## JOB
Output all the entries word for word. Omit the pictures.

Code that draws figures
»»
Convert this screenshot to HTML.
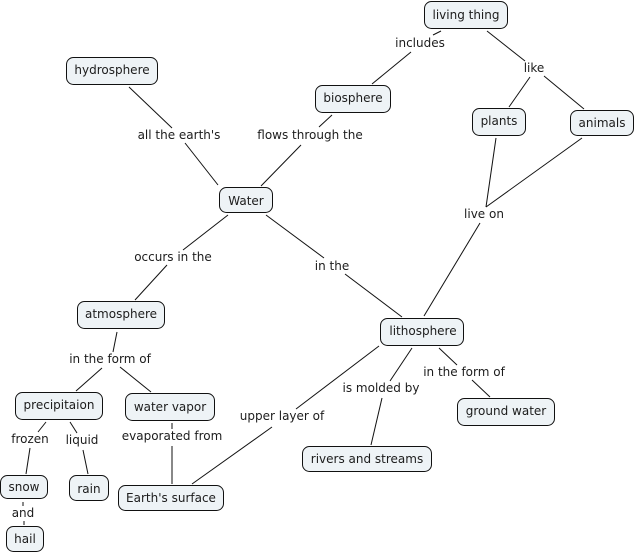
<!DOCTYPE html>
<html><head><meta charset="utf-8"><style>
html,body{margin:0;padding:0;background:#fff;width:636px;height:553px;overflow:hidden}
svg{display:block}
text{font-family:"DejaVu Sans","Liberation Sans",sans-serif;font-size:12px;fill:#1c1c1c;text-anchor:middle}
rect{fill:#eef3f6;stroke:#111;stroke-width:1}
line{stroke:#111;stroke-width:1}
</style></head><body>
<svg width="636" height="553" viewBox="0 0 636 553" xmlns="http://www.w3.org/2000/svg">
<g>
<line x1="441" y1="31" x2="433" y2="35"/>
<line x1="411" y1="52" x2="372" y2="84"/>
<line x1="487" y1="31" x2="525" y2="61"/>
<line x1="530" y1="77" x2="509" y2="107"/>
<line x1="544" y1="76" x2="584" y2="109"/>
<line x1="496" y1="138" x2="486" y2="207"/>
<line x1="582" y1="138" x2="486" y2="207"/>
<line x1="480" y1="223" x2="424" y2="316"/>
<line x1="332" y1="115" x2="319" y2="127"/>
<line x1="301" y1="145" x2="261" y2="186"/>
<line x1="129" y1="87" x2="172" y2="128"/>
<line x1="185" y1="143" x2="218" y2="185"/>
<line x1="228" y1="215" x2="183" y2="250"/>
<line x1="167" y1="265" x2="135" y2="300"/>
<line x1="266" y1="215" x2="324" y2="258"/>
<line x1="345" y1="274" x2="402" y2="317"/>
<line x1="117" y1="332" x2="113" y2="352"/>
<line x1="102" y1="368" x2="76" y2="391"/>
<line x1="120" y1="367" x2="151" y2="392"/>
<line x1="46" y1="422" x2="38" y2="432"/>
<line x1="30" y1="448" x2="26" y2="474"/>
<line x1="70" y1="422" x2="77" y2="433"/>
<line x1="83" y1="450" x2="88" y2="474"/>
<line x1="172" y1="423" x2="172" y2="429"/>
<line x1="172" y1="446" x2="172" y2="484"/>
<line x1="23" y1="502" x2="23" y2="506"/>
<line x1="24" y1="521" x2="24" y2="525"/>
<line x1="379" y1="346" x2="296" y2="409"/>
<line x1="272" y1="427" x2="192" y2="484"/>
<line x1="412" y1="348" x2="390" y2="381"/>
<line x1="382" y1="398" x2="371" y2="445"/>
<line x1="439" y1="348" x2="457" y2="365"/>
<line x1="472" y1="380" x2="490" y2="397"/>
</g>
<g>
<rect x="424.5" y="1.5" width="83" height="27" rx="7"/>
<rect x="315.5" y="85.5" width="75" height="27" rx="7"/>
<rect x="472.5" y="108.5" width="53" height="27" rx="7"/>
<rect x="570.5" y="110.5" width="63" height="25" rx="7"/>
<rect x="66.5" y="57.5" width="91" height="27" rx="7"/>
<rect x="219.5" y="187.5" width="53" height="25" rx="7"/>
<rect x="77.5" y="301.5" width="87" height="27" rx="7"/>
<rect x="380.5" y="318.5" width="83" height="27" rx="7"/>
<rect x="457.5" y="398.5" width="97" height="27" rx="7"/>
<rect x="302.5" y="446.5" width="129" height="25" rx="7"/>
<rect x="15.5" y="392.5" width="87" height="27" rx="7"/>
<rect x="125.5" y="393.5" width="89" height="27" rx="7"/>
<rect x="0.5" y="475.5" width="47" height="23" rx="7"/>
<rect x="69.5" y="475.5" width="39" height="25" rx="7"/>
<rect x="118.5" y="485.5" width="105" height="25" rx="7"/>
<rect x="6.5" y="526.5" width="37" height="25" rx="7"/>
</g>
<g>
<text x="466" y="19">living thing</text>
<text x="353" y="102">biosphere</text>
<text x="499" y="125">plants</text>
<text x="602" y="127">animals</text>
<text x="112" y="74">hydrosphere</text>
<text x="246" y="205">Water</text>
<text x="121" y="318">atmosphere</text>
<text x="423" y="335">lithosphere</text>
<text x="506" y="415">ground water</text>
<text x="367" y="463">rivers and streams</text>
<text x="59" y="409">precipitaion</text>
<text x="170" y="411">water vapor</text>
<text x="24" y="491">snow</text>
<text x="89" y="493">rain</text>
<text x="171" y="502">Earth's surface</text>
<text x="25" y="543">hail</text>
<text x="420" y="47">includes</text>
<text x="534" y="72">like</text>
<text x="310" y="139">flows through the</text>
<text x="179" y="139">all the earth's</text>
<text x="484" y="218">live on</text>
<text x="173" y="261">occurs in the</text>
<text x="332" y="270">in the</text>
<text x="110" y="363">in the form of</text>
<text x="30" y="443">frozen</text>
<text x="82" y="444">liquid</text>
<text x="172" y="440">evaporated from</text>
<text x="282" y="420">upper layer of</text>
<text x="381" y="392">is molded by</text>
<text x="464" y="376">in the form of</text>
<text x="23" y="517">and</text>
</g>
</svg>
</body></html>
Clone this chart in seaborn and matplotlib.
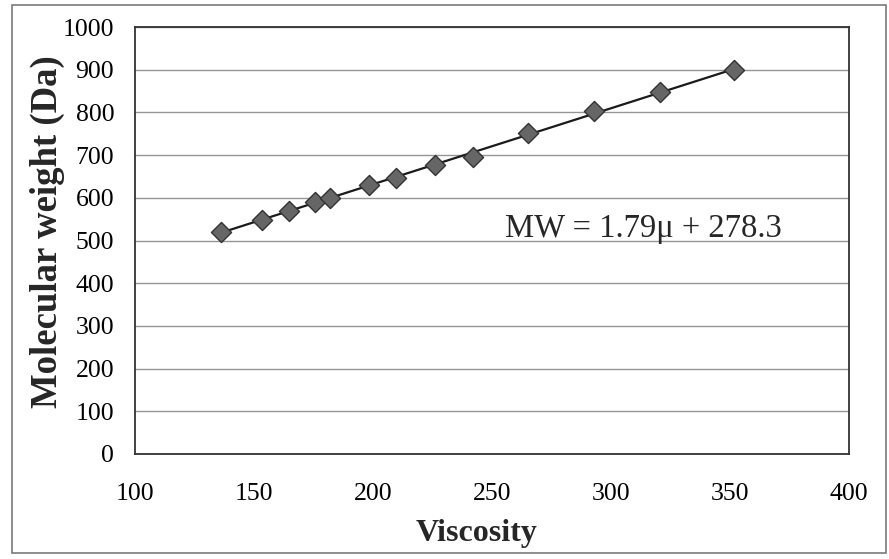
import matplotlib
matplotlib.use("Agg")
import matplotlib.pyplot as plt
import seaborn as sns
import numpy as np
import pandas as pd
from matplotlib.patches import Rectangle

viscosity = [136.0, 153.5, 164.7, 175.6, 181.9, 198.4, 209.7, 226.1, 241.9, 265.3, 293.0, 320.7, 351.8]
mol_weight = [521, 548, 570, 590, 599, 630, 647, 677, 695, 751, 804, 848, 900]
x_ticks = [100, 150, 200, 250, 300, 350, 400]
y_ticks = [0, 100, 200, 300, 400, 500, 600, 700, 800, 900, 1000]
equation = "MW = 1.79\u03bc + 278.3"
x_label = "Viscosity"
y_label = "Molecular weight (Da)"

df = pd.DataFrame({"Viscosity": viscosity, "MW": mol_weight})

sns.set_style("white")
plt.rcParams["font.family"] = ["Liberation Serif", "DejaVu Serif"]

fig = plt.figure(figsize=(8.89, 5.59), dpi=100)
ax = fig.add_axes([135/889, 1-454/559, (849-135)/889, (454-27)/559])

sns.regplot(data=df, x="Viscosity", y="MW", ax=ax, ci=None, truncate=True,
            scatter=False, line_kws=dict(color="#1a1a1a", lw=1.6, zorder=2))
sns.scatterplot(data=df, x="Viscosity", y="MW", ax=ax, marker="D", s=105,
                color="#666666", edgecolor="#333333", linewidth=1.0, zorder=3)

ax.set_xlim(100, 400)
ax.set_ylim(0, 1000)
ax.set_xticks(x_ticks)
ax.set_yticks(y_ticks)
ax.tick_params(axis="both", length=0, labelsize=18.5, colors="black")
ax.tick_params(axis="x", pad=21)
ax.tick_params(axis="y", pad=15)
ax.yaxis.grid(True, color="#959595", lw=1.0)
ax.xaxis.grid(False)
ax.set_axisbelow(True)
for s in ax.spines.values():
    s.set_visible(True)
    s.set_color("#333333")
    s.set_linewidth(1.3)

ax.set_xlabel(x_label, fontsize=23, fontweight="bold", labelpad=10)
ax.xaxis.label.set_x(0.478)
ax.set_ylabel(y_label, fontsize=26.5, fontweight="bold", labelpad=-2)
ax.yaxis.label.set_y(0.52)

ax.text(0.518, 0.508, equation, transform=ax.transAxes, fontsize=23.5,
        ha="left", va="baseline")

fig.patches.append(Rectangle((12/889, 1-553/559), (886-12)/889, (553-5)/559,
                             transform=fig.transFigure, fill=False,
                             edgecolor="#7a7a7a", lw=1.2))

fig.savefig("out.png", dpi=100, facecolor="white")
««
## THE RESULT
Convert this screenshot to HTML.
<!DOCTYPE html>
<html><head><meta charset="utf-8"><style>
html,body{margin:0;padding:0;background:#fff;width:636px;height:553px;overflow:hidden}
svg{display:block}
text{font-family:"DejaVu Sans","Liberation Sans",sans-serif;font-size:12px;fill:#1c1c1c;text-anchor:middle}
rect{fill:#eef3f6;stroke:#111;stroke-width:1}
line{stroke:#111;stroke-width:1}
</style></head><body>
<svg width="636" height="553" viewBox="0 0 636 553" xmlns="http://www.w3.org/2000/svg">
<g>
<line x1="441" y1="31" x2="433" y2="35"/>
<line x1="411" y1="52" x2="372" y2="84"/>
<line x1="487" y1="31" x2="525" y2="61"/>
<line x1="530" y1="77" x2="509" y2="107"/>
<line x1="544" y1="76" x2="584" y2="109"/>
<line x1="496" y1="138" x2="486" y2="207"/>
<line x1="582" y1="138" x2="486" y2="207"/>
<line x1="480" y1="223" x2="424" y2="316"/>
<line x1="332" y1="115" x2="319" y2="127"/>
<line x1="301" y1="145" x2="261" y2="186"/>
<line x1="129" y1="87" x2="172" y2="128"/>
<line x1="185" y1="143" x2="218" y2="185"/>
<line x1="228" y1="215" x2="183" y2="250"/>
<line x1="167" y1="265" x2="135" y2="300"/>
<line x1="266" y1="215" x2="324" y2="258"/>
<line x1="345" y1="274" x2="402" y2="317"/>
<line x1="117" y1="332" x2="113" y2="352"/>
<line x1="102" y1="368" x2="76" y2="391"/>
<line x1="120" y1="367" x2="151" y2="392"/>
<line x1="46" y1="422" x2="38" y2="432"/>
<line x1="30" y1="448" x2="26" y2="474"/>
<line x1="70" y1="422" x2="77" y2="433"/>
<line x1="83" y1="450" x2="88" y2="474"/>
<line x1="172" y1="423" x2="172" y2="429"/>
<line x1="172" y1="446" x2="172" y2="484"/>
<line x1="23" y1="502" x2="23" y2="506"/>
<line x1="24" y1="521" x2="24" y2="525"/>
<line x1="379" y1="346" x2="296" y2="409"/>
<line x1="272" y1="427" x2="192" y2="484"/>
<line x1="412" y1="348" x2="390" y2="381"/>
<line x1="382" y1="398" x2="371" y2="445"/>
<line x1="439" y1="348" x2="457" y2="365"/>
<line x1="472" y1="380" x2="490" y2="397"/>
</g>
<g>
<rect x="424.5" y="1.5" width="83" height="27" rx="7"/>
<rect x="315.5" y="85.5" width="75" height="27" rx="7"/>
<rect x="472.5" y="108.5" width="53" height="27" rx="7"/>
<rect x="570.5" y="110.5" width="63" height="25" rx="7"/>
<rect x="66.5" y="57.5" width="91" height="27" rx="7"/>
<rect x="219.5" y="187.5" width="53" height="25" rx="7"/>
<rect x="77.5" y="301.5" width="87" height="27" rx="7"/>
<rect x="380.5" y="318.5" width="83" height="27" rx="7"/>
<rect x="457.5" y="398.5" width="97" height="27" rx="7"/>
<rect x="302.5" y="446.5" width="129" height="25" rx="7"/>
<rect x="15.5" y="392.5" width="87" height="27" rx="7"/>
<rect x="125.5" y="393.5" width="89" height="27" rx="7"/>
<rect x="0.5" y="475.5" width="47" height="23" rx="7"/>
<rect x="69.5" y="475.5" width="39" height="25" rx="7"/>
<rect x="118.5" y="485.5" width="105" height="25" rx="7"/>
<rect x="6.5" y="526.5" width="37" height="25" rx="7"/>
</g>
<g>
<text x="466" y="19">living thing</text>
<text x="353" y="102">biosphere</text>
<text x="499" y="125">plants</text>
<text x="602" y="127">animals</text>
<text x="112" y="74">hydrosphere</text>
<text x="246" y="205">Water</text>
<text x="121" y="318">atmosphere</text>
<text x="423" y="335">lithosphere</text>
<text x="506" y="415">ground water</text>
<text x="367" y="463">rivers and streams</text>
<text x="59" y="409">precipitaion</text>
<text x="170" y="411">water vapor</text>
<text x="24" y="491">snow</text>
<text x="89" y="493">rain</text>
<text x="171" y="502">Earth's surface</text>
<text x="25" y="543">hail</text>
<text x="420" y="47">includes</text>
<text x="534" y="72">like</text>
<text x="310" y="139">flows through the</text>
<text x="179" y="139">all the earth's</text>
<text x="484" y="218">live on</text>
<text x="173" y="261">occurs in the</text>
<text x="332" y="270">in the</text>
<text x="110" y="363">in the form of</text>
<text x="30" y="443">frozen</text>
<text x="82" y="444">liquid</text>
<text x="172" y="440">evaporated from</text>
<text x="282" y="420">upper layer of</text>
<text x="381" y="392">is molded by</text>
<text x="464" y="376">in the form of</text>
<text x="23" y="517">and</text>
</g>
</svg>
</body></html>
Clone this chart in seaborn and matplotlib.
import matplotlib
matplotlib.use("Agg")
import matplotlib.pyplot as plt
import seaborn as sns
import numpy as np
import pandas as pd
from matplotlib.patches import Rectangle

viscosity = [136.0, 153.5, 164.7, 175.6, 181.9, 198.4, 209.7, 226.1, 241.9, 265.3, 293.0, 320.7, 351.8]
mol_weight = [521, 548, 570, 590, 599, 630, 647, 677, 695, 751, 804, 848, 900]
x_ticks = [100, 150, 200, 250, 300, 350, 400]
y_ticks = [0, 100, 200, 300, 400, 500, 600, 700, 800, 900, 1000]
equation = "MW = 1.79\u03bc + 278.3"
x_label = "Viscosity"
y_label = "Molecular weight (Da)"

df = pd.DataFrame({"Viscosity": viscosity, "MW": mol_weight})

sns.set_style("white")
plt.rcParams["font.family"] = ["Liberation Serif", "DejaVu Serif"]

fig = plt.figure(figsize=(8.89, 5.59), dpi=100)
ax = fig.add_axes([135/889, 1-454/559, (849-135)/889, (454-27)/559])

sns.regplot(data=df, x="Viscosity", y="MW", ax=ax, ci=None, truncate=True,
            scatter=False, line_kws=dict(color="#1a1a1a", lw=1.6, zorder=2))
sns.scatterplot(data=df, x="Viscosity", y="MW", ax=ax, marker="D", s=105,
                color="#666666", edgecolor="#333333", linewidth=1.0, zorder=3)

ax.set_xlim(100, 400)
ax.set_ylim(0, 1000)
ax.set_xticks(x_ticks)
ax.set_yticks(y_ticks)
ax.tick_params(axis="both", length=0, labelsize=18.5, colors="black")
ax.tick_params(axis="x", pad=21)
ax.tick_params(axis="y", pad=15)
ax.yaxis.grid(True, color="#959595", lw=1.0)
ax.xaxis.grid(False)
ax.set_axisbelow(True)
for s in ax.spines.values():
    s.set_visible(True)
    s.set_color("#333333")
    s.set_linewidth(1.3)

ax.set_xlabel(x_label, fontsize=23, fontweight="bold", labelpad=10)
ax.xaxis.label.set_x(0.478)
ax.set_ylabel(y_label, fontsize=26.5, fontweight="bold", labelpad=-2)
ax.yaxis.label.set_y(0.52)

ax.text(0.518, 0.508, equation, transform=ax.transAxes, fontsize=23.5,
        ha="left", va="baseline")

fig.patches.append(Rectangle((12/889, 1-553/559), (886-12)/889, (553-5)/559,
                             transform=fig.transFigure, fill=False,
                             edgecolor="#7a7a7a", lw=1.2))

fig.savefig("out.png", dpi=100, facecolor="white")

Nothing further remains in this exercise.